**Records shown**:
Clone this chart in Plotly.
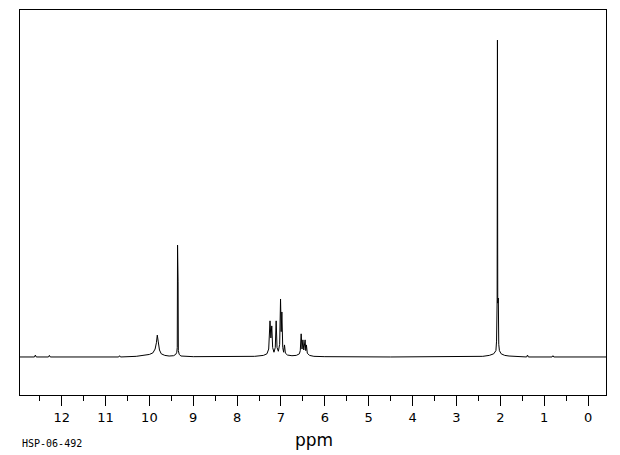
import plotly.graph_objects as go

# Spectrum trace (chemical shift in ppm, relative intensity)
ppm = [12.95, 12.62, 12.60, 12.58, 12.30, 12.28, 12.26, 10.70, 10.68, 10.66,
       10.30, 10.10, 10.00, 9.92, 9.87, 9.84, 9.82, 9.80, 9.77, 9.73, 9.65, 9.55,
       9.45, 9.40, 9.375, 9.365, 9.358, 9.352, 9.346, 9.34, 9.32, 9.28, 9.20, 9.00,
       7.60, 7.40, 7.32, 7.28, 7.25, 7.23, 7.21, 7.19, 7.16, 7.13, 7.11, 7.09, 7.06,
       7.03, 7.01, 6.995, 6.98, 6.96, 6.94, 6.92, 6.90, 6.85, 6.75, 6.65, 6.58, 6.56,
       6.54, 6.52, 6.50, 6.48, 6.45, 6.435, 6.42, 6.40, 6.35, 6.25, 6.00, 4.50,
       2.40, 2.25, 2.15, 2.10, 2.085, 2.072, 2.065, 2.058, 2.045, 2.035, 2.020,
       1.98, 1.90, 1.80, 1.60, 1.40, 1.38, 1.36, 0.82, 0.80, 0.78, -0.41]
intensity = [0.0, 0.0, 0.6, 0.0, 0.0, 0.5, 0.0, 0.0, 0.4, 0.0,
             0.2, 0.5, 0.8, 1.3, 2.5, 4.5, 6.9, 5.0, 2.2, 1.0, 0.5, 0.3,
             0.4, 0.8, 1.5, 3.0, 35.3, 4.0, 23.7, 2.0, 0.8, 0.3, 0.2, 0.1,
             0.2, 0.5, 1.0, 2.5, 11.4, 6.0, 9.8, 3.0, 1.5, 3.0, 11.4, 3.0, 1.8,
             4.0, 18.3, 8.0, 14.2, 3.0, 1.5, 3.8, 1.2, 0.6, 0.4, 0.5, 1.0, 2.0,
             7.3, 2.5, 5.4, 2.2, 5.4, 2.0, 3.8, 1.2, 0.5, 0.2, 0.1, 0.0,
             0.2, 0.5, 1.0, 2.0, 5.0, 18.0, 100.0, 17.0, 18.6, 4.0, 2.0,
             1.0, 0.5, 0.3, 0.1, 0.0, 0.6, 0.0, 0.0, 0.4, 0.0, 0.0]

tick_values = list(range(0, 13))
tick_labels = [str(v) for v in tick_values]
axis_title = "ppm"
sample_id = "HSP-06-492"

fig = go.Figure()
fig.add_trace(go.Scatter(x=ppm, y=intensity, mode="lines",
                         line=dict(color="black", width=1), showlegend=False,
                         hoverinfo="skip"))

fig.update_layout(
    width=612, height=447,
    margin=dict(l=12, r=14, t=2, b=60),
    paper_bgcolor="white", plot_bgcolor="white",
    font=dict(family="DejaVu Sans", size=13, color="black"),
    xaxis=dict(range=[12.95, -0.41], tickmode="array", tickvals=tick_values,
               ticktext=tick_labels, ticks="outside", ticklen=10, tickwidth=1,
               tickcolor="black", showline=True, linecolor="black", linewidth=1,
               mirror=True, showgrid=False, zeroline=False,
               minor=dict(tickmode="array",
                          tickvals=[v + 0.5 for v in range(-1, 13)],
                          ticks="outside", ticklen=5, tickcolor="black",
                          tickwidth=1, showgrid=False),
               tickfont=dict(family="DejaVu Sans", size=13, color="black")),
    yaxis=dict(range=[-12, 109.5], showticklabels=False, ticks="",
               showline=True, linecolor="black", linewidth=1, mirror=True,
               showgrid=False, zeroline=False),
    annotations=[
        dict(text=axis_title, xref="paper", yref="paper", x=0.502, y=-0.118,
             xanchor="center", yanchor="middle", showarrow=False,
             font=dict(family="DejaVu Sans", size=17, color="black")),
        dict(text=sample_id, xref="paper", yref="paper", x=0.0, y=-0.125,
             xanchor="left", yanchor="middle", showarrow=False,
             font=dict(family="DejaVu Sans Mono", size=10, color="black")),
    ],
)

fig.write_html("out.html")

--

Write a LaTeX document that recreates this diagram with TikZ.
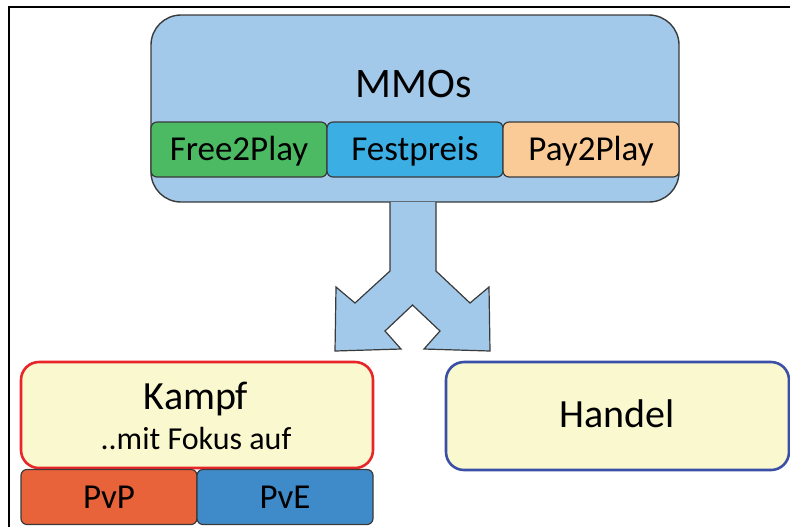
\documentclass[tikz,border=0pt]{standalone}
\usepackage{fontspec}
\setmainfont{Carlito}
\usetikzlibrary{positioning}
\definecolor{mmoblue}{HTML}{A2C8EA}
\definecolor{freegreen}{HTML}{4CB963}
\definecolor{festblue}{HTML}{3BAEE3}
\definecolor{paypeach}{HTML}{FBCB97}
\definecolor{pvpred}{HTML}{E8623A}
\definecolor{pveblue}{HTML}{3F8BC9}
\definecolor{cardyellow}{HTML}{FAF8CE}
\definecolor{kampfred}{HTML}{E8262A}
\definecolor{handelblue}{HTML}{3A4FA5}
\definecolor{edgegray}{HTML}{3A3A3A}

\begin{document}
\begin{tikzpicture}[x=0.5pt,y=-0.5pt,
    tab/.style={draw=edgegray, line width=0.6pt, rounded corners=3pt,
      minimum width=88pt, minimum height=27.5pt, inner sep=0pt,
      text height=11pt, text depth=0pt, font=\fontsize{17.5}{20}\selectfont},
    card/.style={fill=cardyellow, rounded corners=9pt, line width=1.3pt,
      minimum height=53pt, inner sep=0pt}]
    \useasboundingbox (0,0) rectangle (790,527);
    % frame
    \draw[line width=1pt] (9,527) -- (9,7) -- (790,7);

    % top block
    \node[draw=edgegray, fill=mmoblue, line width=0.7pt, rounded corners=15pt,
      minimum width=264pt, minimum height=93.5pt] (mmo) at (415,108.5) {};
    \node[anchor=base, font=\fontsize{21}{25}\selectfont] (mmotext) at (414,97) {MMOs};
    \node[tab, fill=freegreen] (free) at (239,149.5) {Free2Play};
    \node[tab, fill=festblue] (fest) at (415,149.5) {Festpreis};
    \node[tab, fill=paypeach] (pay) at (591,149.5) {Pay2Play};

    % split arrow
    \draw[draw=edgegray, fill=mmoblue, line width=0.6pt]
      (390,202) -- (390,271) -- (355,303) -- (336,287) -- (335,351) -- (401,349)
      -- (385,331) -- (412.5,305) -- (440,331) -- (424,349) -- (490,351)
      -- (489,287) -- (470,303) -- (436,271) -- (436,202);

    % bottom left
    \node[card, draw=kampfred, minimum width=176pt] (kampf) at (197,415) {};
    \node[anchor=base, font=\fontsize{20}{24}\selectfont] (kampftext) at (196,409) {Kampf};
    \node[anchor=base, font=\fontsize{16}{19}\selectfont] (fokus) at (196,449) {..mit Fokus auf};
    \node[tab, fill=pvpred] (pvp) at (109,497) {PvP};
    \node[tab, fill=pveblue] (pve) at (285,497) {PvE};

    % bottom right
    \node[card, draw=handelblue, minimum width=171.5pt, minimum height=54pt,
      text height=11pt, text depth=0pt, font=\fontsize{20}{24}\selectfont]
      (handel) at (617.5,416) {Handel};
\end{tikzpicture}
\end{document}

---

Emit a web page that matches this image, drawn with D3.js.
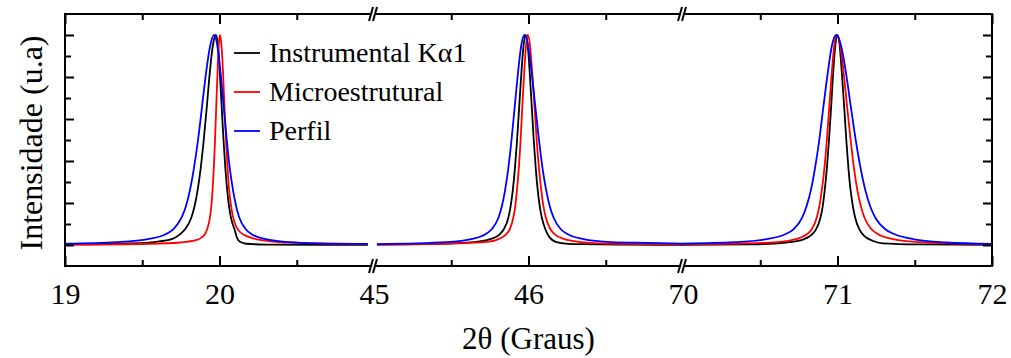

**Request**: Retype the lines above exactly as they appear, from the line containing "Write a LaTeX" through the line containing "fill=paypeach] (pay) at", and leave out any pictures.

**Reply**:
Write a LaTeX document that recreates this diagram with TikZ.
\documentclass[tikz,border=0pt]{standalone}
\usepackage{fontspec}
\setmainfont{Carlito}
\usetikzlibrary{positioning}
\definecolor{mmoblue}{HTML}{A2C8EA}
\definecolor{freegreen}{HTML}{4CB963}
\definecolor{festblue}{HTML}{3BAEE3}
\definecolor{paypeach}{HTML}{FBCB97}
\definecolor{pvpred}{HTML}{E8623A}
\definecolor{pveblue}{HTML}{3F8BC9}
\definecolor{cardyellow}{HTML}{FAF8CE}
\definecolor{kampfred}{HTML}{E8262A}
\definecolor{handelblue}{HTML}{3A4FA5}
\definecolor{edgegray}{HTML}{3A3A3A}

\begin{document}
\begin{tikzpicture}[x=0.5pt,y=-0.5pt,
    tab/.style={draw=edgegray, line width=0.6pt, rounded corners=3pt,
      minimum width=88pt, minimum height=27.5pt, inner sep=0pt,
      text height=11pt, text depth=0pt, font=\fontsize{17.5}{20}\selectfont},
    card/.style={fill=cardyellow, rounded corners=9pt, line width=1.3pt,
      minimum height=53pt, inner sep=0pt}]
    \useasboundingbox (0,0) rectangle (790,527);
    % frame
    \draw[line width=1pt] (9,527) -- (9,7) -- (790,7);

    % top block
    \node[draw=edgegray, fill=mmoblue, line width=0.7pt, rounded corners=15pt,
      minimum width=264pt, minimum height=93.5pt] (mmo) at (415,108.5) {};
    \node[anchor=base, font=\fontsize{21}{25}\selectfont] (mmotext) at (414,97) {MMOs};
    \node[tab, fill=freegreen] (free) at (239,149.5) {Free2Play};
    \node[tab, fill=festblue] (fest) at (415,149.5) {Festpreis};
    \node[tab, fill=paypeach] (pay) at (591,149.5) {Pay2Play};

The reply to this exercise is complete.